Recalling the fun of bazaars and church breakfasts, the celebrations of the Rosary, Christmas and Easter, Yenkevich reminded parishioners to be grateful to God for all that happened in the church and for the fact that some of the church’s religious objects will help rebuild a church devastated by Hurricane Katrina as well as St. George’s, a church in Lithuania that served as a warehouse in World War II and is now being returned to the use of the Catholic Church.
“As we say farewell today, we look forward to a new beginning,” Yenkevich said. “We must rise and follow where Jesus leads us.”
After saying ceremonial farewells to the baptismal font, confessionals, altar and other places in the church that play key roles in its faith, the congregation gathered outside the Zerby Avenue church as church bells tolled a slow, steady peal. Then the church’s oldest member, Mae Perles, 98, locked the door one final time while the church’s choir sang a Lithuanian hymn in honor of the Blessed Mother. Caroline Rukstalis, a member for 59 years, sang with the choir.

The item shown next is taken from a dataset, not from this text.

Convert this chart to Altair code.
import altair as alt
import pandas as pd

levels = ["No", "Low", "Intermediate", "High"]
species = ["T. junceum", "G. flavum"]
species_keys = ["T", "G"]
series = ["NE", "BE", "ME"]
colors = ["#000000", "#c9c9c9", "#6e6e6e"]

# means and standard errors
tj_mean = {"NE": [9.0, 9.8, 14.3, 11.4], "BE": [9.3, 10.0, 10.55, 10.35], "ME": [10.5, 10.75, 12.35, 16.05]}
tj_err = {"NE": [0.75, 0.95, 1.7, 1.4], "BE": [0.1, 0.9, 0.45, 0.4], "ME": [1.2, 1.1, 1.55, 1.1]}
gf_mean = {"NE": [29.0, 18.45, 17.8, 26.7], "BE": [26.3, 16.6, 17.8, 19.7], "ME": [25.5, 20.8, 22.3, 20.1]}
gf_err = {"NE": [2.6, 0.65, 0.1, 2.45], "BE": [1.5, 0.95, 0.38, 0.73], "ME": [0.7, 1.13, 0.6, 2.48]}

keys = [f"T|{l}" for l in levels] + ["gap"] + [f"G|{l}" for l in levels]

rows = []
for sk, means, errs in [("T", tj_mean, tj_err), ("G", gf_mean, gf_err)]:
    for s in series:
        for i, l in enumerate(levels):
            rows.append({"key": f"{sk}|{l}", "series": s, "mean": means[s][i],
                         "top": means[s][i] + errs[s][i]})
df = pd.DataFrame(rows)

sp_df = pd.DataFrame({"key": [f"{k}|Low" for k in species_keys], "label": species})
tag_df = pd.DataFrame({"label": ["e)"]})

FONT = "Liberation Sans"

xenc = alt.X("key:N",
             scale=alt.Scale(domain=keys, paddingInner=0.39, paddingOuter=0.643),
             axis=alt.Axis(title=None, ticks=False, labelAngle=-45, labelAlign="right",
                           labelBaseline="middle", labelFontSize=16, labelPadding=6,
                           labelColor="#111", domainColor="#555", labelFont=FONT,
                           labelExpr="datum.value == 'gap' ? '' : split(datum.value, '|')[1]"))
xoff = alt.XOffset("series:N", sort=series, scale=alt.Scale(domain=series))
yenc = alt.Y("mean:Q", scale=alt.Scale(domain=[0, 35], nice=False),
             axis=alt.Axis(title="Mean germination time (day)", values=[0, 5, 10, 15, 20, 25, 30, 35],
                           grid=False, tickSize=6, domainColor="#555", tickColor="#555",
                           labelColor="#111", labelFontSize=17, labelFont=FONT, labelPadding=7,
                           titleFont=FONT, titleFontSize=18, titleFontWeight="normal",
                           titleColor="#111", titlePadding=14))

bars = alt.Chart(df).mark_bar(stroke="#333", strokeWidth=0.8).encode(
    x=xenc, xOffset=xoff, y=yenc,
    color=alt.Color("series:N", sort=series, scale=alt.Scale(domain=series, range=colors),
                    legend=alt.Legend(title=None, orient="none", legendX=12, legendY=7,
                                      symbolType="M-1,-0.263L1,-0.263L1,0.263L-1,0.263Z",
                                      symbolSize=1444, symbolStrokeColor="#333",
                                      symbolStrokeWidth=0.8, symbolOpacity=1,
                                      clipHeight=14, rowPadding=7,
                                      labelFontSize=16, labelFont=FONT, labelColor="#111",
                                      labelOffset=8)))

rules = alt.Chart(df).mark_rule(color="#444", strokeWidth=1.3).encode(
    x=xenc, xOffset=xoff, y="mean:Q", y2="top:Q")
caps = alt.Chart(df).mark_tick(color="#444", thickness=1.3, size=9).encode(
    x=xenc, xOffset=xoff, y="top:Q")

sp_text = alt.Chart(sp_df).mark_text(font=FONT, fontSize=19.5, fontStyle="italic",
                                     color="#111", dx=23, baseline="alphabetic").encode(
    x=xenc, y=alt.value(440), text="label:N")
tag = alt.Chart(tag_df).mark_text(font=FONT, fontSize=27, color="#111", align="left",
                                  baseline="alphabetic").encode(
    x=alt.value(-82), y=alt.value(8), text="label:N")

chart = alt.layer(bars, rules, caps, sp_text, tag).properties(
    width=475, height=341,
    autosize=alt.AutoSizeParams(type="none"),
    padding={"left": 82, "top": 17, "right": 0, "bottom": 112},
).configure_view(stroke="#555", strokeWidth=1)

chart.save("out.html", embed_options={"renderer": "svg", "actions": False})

“I’m sad, sad, sad, but what are you going to do?” said Rukstalis, who taught Sunday school and helped with the altar during her years at St. Mary’s. Asked what she’ll miss most, she didn’t hesitate.
“Christmas. It would have been nice to have it here one more time,” she said, as she watched a procession led by the Knights of Columbus leave to walk the short distance to St. Ignatius for a brief ceremony and a welcome reception.

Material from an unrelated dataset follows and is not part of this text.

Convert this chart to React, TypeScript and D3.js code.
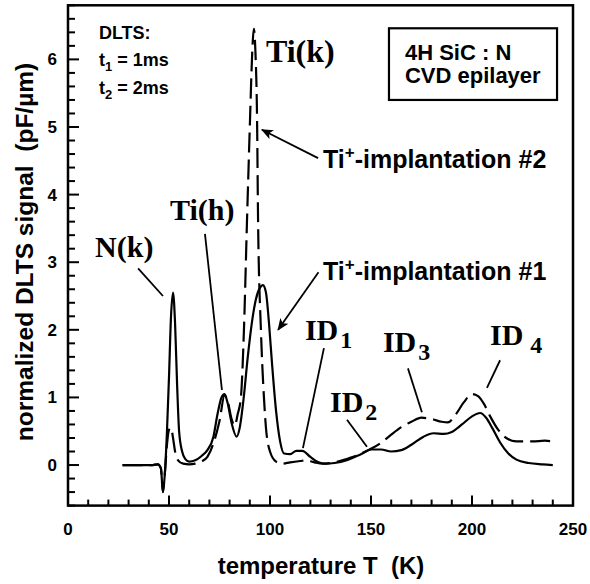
import { useEffect, useRef } from "react";
import * as d3 from "d3";

// Ti+-implantation #1 (solid)
const solidT = [27, 35, 42, 44.5, 46, 47, 48, 49, 50, 51, 52, 53, 54, 55, 56.5, 58, 60, 63, 66, 69, 72, 74, 76, 77.5, 79, 81, 83.5, 85, 87, 89, 91, 93, 95, 96.5, 98, 99.5, 101, 103, 105, 107, 110, 113, 116, 120, 124, 127, 132, 138, 145, 150, 155, 160, 165, 170, 176, 181, 186, 190, 195, 200, 204, 207, 210, 214, 218, 222, 228, 235, 240];
const solidV = [0, 0, 0, 0.01, -0.05, -0.4, -0.1, 0.5, 1.3, 2.2, 2.55, 2.1, 1.2, 0.5, 0.2, 0.09, 0.05, 0.07, 0.13, 0.22, 0.42, 0.75, 1.0, 1.05, 0.92, 0.62, 0.42, 0.55, 1.0, 1.6, 2.1, 2.45, 2.62, 2.66, 2.55, 2.1, 1.5, 0.8, 0.35, 0.17, 0.16, 0.21, 0.21, 0.12, 0.04, 0.02, 0.03, 0.07, 0.16, 0.23, 0.23, 0.2, 0.22, 0.3, 0.42, 0.47, 0.46, 0.49, 0.6, 0.72, 0.77, 0.7, 0.55, 0.33, 0.17, 0.08, 0.03, 0.01, 0.0];

// Ti+-implantation #2 (dashed)
const dashedT = [27, 35, 42, 44.5, 46, 47, 48, 49, 50, 51, 52, 53, 54.5, 57, 60, 63, 66, 69, 72, 75, 77.5, 79, 81, 82.5, 84, 85.6, 87.1, 88.6, 90.1, 91.2, 92, 92.8, 93.6, 94.1, 95.5, 97, 98, 100, 103, 106, 110, 115, 118, 122, 126, 132, 140, 150, 155, 160, 165, 170, 175, 180, 185, 188, 192, 196, 200, 203, 206, 209, 213, 217, 222, 230, 236, 240];
const dashedV = [0, 0, 0, 0.01, -0.05, -0.4, -0.1, 0.3, 0.52, 0.55, 0.4, 0.2, 0.07, 0.02, 0.01, 0.02, 0.05, 0.12, 0.32, 0.65, 1.03, 0.95, 0.68, 0.58, 0.75, 1.0, 2.0, 3.6, 5.1, 6.1, 6.45, 6.1, 5.1, 3.6, 2.0, 1.0, 0.55, 0.2, 0.05, 0.02, 0.04, 0.06, 0.07, 0.04, 0.02, 0.04, 0.11, 0.24, 0.33, 0.45, 0.56, 0.64, 0.7, 0.68, 0.64, 0.63, 0.75, 0.93, 1.05, 1.02, 0.9, 0.72, 0.52, 0.4, 0.35, 0.35, 0.36, 0.35];

const xTicks = [0, 50, 100, 150, 200, 250];
const yTicks = [0, 1, 2, 3, 4, 5, 6];

const SANS = "'Liberation Sans', Arial, Helvetica, sans-serif";
const SERIF = "'Liberation Serif', 'Times New Roman', serif";

const App = () => {
  const ref = useRef<SVGSVGElement | null>(null);

  useEffect(() => {
    if (!ref.current) return;
    const svg = d3.select(ref.current);
    svg.selectAll("*").remove();

    const x = d3.scaleLinear().domain([0, 250]).range([68, 573]);
    const y = d3.scaleLinear().domain([-0.6, 6.8]).range([505.6, 5.3]);

    const line = d3
      .line<[number, number]>()
      .x((d) => x(d[0]))
      .y((d) => y(d[1]))
      .curve(d3.curveMonotoneX);

    // frame
    svg.append("rect")
      .attr("x", x(0)).attr("y", y(6.8))
      .attr("width", x(250) - x(0)).attr("height", y(-0.6) - y(6.8))
      .attr("fill", "none").attr("stroke", "#000").attr("stroke-width", 2.5);

    // y ticks (inward)
    const yMinor = d3.range(-0.6, 6.81, 0.2).map((v) => Math.round(v * 10) / 10);
    svg.append("g").selectAll("line").data(yMinor).enter().append("line")
      .attr("x1", x(0)).attr("x2", (d) => x(0) + (yTicks.includes(d) ? 11 : 7))
      .attr("y1", (d) => y(d)).attr("y2", (d) => y(d))
      .attr("stroke", "#000").attr("stroke-width", 2);
    svg.append("g").selectAll("text").data(yTicks).enter().append("text")
      .attr("x", 57).attr("y", (d) => y(d) + 6)
      .attr("text-anchor", "end")
      .style("font-family", SANS).style("font-weight", "700").style("font-size", "17px")
      .text((d) => d);

    // x ticks (inward)
    const xMinor = d3.range(0, 251, 10);
    svg.append("g").selectAll("line").data(xMinor).enter().append("line")
      .attr("x1", (d) => x(d)).attr("x2", (d) => x(d))
      .attr("y1", y(-0.6)).attr("y2", (d) => y(-0.6) - (xTicks.includes(d) ? 10 : 6))
      .attr("stroke", "#000").attr("stroke-width", 2);
    svg.append("g").selectAll("text").data(xTicks).enter().append("text")
      .attr("x", (d) => x(d)).attr("y", 535)
      .attr("text-anchor", "middle")
      .style("font-family", SANS).style("font-weight", "700").style("font-size", "17px")
      .text((d) => d);

    // axis titles
    svg.append("text")
      .attr("x", 321).attr("y", 574)
      .attr("text-anchor", "middle")
      .style("font-family", SANS).style("font-weight", "700").style("font-size", "24px")
      .attr("xml:space", "preserve")
      .text("temperature T  (K)");
    svg.append("text")
      .attr("transform", "translate(33,252) rotate(-90)")
      .attr("text-anchor", "middle")
      .style("font-family", SANS).style("font-weight", "700").style("font-size", "24.5px")
      .attr("xml:space", "preserve")
      .text("normalized DLTS signal  (pF/µm)");

    // curves
    const solid = solidT.map((t, i) => [t, solidV[i]] as [number, number]);
    const dashed = dashedT.map((t, i) => [t, dashedV[i]] as [number, number]);
    svg.append("path").attr("d", line(solid))
      .attr("fill", "none").attr("stroke", "#000").attr("stroke-width", 2.2)
      .attr("stroke-linejoin", "round");
    svg.append("path").attr("d", line(dashed))
      .attr("fill", "none").attr("stroke", "#000").attr("stroke-width", 2.2)
      .attr("stroke-dasharray", "20,7");

    // arrow marker
    svg.append("defs").append("marker")
      .attr("id", "arr").attr("viewBox", "0 0 12 10")
      .attr("refX", 11).attr("refY", 5)
      .attr("markerWidth", 12).attr("markerHeight", 10)
      .attr("markerUnits", "userSpaceOnUse")
      .attr("orient", "auto")
      .append("path").attr("d", "M0,0 L12,5 L0,10 L3,5 Z").attr("fill", "#000");

    const pointer = (a: [number, number], b: [number, number], arrow = false) => {
      const l = svg.append("line")
        .attr("x1", x(a[0])).attr("y1", y(a[1]))
        .attr("x2", x(b[0])).attr("y2", y(b[1]))
        .attr("stroke", "#000").attr("stroke-width", 1.8);
      if (arrow) l.attr("marker-end", "url(#arr)");
    };

    pointer([34.7, 2.91], [47.0, 2.5]);
    pointer([67.8, 3.42], [76.2, 1.11]);
    pointer([123.8, 4.54], [96.0, 4.96], true);
    pointer([124.0, 2.85], [104.0, 2.0], true);
    pointer([126.7, 1.73], [116.3, 0.25]);
    pointer([138.1, 0.67], [148.0, 0.27]);
    pointer([168.3, 1.43], [175.2, 0.78]);
    pointer([213.9, 1.55], [207.4, 1.14]);

    // serif peak labels
    const serif = (t: number, v: number, txt: string, size: number, sub?: string, gap = 2) => {
      const el = svg.append("text")
        .attr("x", x(t)).attr("y", y(v))
        .style("font-family", SERIF).style("font-weight", "700").style("font-size", size + "px");
      el.append("tspan").text(txt);
      if (sub) el.append("tspan").attr("dx", gap).attr("dy", 8).style("font-size", "24px").text(sub);
    };
    serif(98.0, 5.96, "Ti(k)", 32);
    serif(50.5, 3.62, "Ti(h)", 30);
    serif(13.4, 3.08, "N(k)", 30);
    serif(117.3, 1.85, "ID", 30, "1");
    serif(129.7, 0.78, "ID", 30, "2");
    serif(155.9, 1.67, "ID", 30, "3");
    serif(208.9, 1.78, "ID", 30, "4", 7);

    // implantation labels
    const impl = (t: number, v: number, n: string) => {
      const el = svg.append("text")
        .attr("x", x(t)).attr("y", y(v))
        .style("font-family", SANS).style("font-weight", "700").style("font-size", "25px");
      el.append("tspan").text("Ti");
      el.append("tspan").attr("dy", -10).style("font-size", "17px").text("+");
      el.append("tspan").attr("dy", 10).text(`-implantation ${n}`);
    };
    impl(126.2, 4.39, "#2");
    impl(126.2, 2.74, "#1");

    // DLTS parameters
    const small = (t: number, v: number, a: string, sub?: string, b?: string) => {
      const el = svg.append("text")
        .attr("x", x(t)).attr("y", y(v))
        .attr("xml:space", "preserve")
        .style("font-family", SANS).style("font-weight", "700").style("font-size", "18px");
      el.append("tspan").text(a);
      if (sub) {
        el.append("tspan").attr("dy", 5).style("font-size", "13px").text(sub);
        el.append("tspan").attr("dy", -5).text(b ?? "");
      }
    };
    small(15.3, 6.3, "DLTS:");
    small(15.3, 5.9, "t", "1", " = 1ms");
    small(15.3, 5.49, "t", "2", " = 2ms");

    // sample box
    svg.append("rect")
      .attr("x", x(158.9)).attr("y", y(6.46))
      .attr("width", x(242.1) - x(158.9)).attr("height", y(5.4) - y(6.46))
      .attr("fill", "#fff").attr("stroke", "#000").attr("stroke-width", 2.2);
    svg.append("text")
      .attr("x", x(166.8)).attr("y", y(5.99))
      .attr("xml:space", "preserve")
      .style("font-family", SANS).style("font-weight", "700").style("font-size", "22px")
      .text("4H SiC : N");
    svg.append("text")
      .attr("x", x(166.8)).attr("y", y(5.65))
      .style("font-family", SANS).style("font-weight", "700").style("font-size", "22px")
      .text("CVD epilayer");
  }, []);

  return (
    <svg
      ref={ref}
      width={590}
      height={584}
      style={{ position: "absolute", left: 0, top: 0, background: "#fff" }}
    />
  );
};

export default App;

Pauline and Paulette Pecukonis, mother and daughter, respectively, can relate to what St. Mary’s parishioners are going through. Two years ago, they lost their longtime house of worship when St. Hedwig’s -- just up the street from St. Mary’s -- closed its doors.
“It takes time to get over it. It’s hard,” Paulette said. “We came today because it’s still a church, and we passed it all the time. It’s hard to see it close and I know they’ll continue to close,” Pauline said.
Though they belong to Holy Family’s parish, the pair attended the closing ceremony with friend Agnes Novackowski, who also found herself displaced from St. Hedwig’s. But unlike the Pecukonises, Novackowski had joined St. Mary’s, so Sunday found her saying goodbye to her church home for the second time in two years.
“It’s hard -- you never forget,” she said of the experience. “It’s the same God no matter where you go, but you miss the building and it’s heartbreaking. I enjoyed belonging to this parish very much. They were so nice to those of us who came here, it was as if we went here for 50 years. The pastor was real nice,” Novackowski said.
She’ll move “down the street” again to St. Ignatius, though she fears that church might eventually close, too.
“I know it will go on there, too. You have to go through this to know what it’s about,” she said. “But in the Catholic Church, we all have the same faith, even if each parish is different. Whatever parish you belong to, appreciate it.”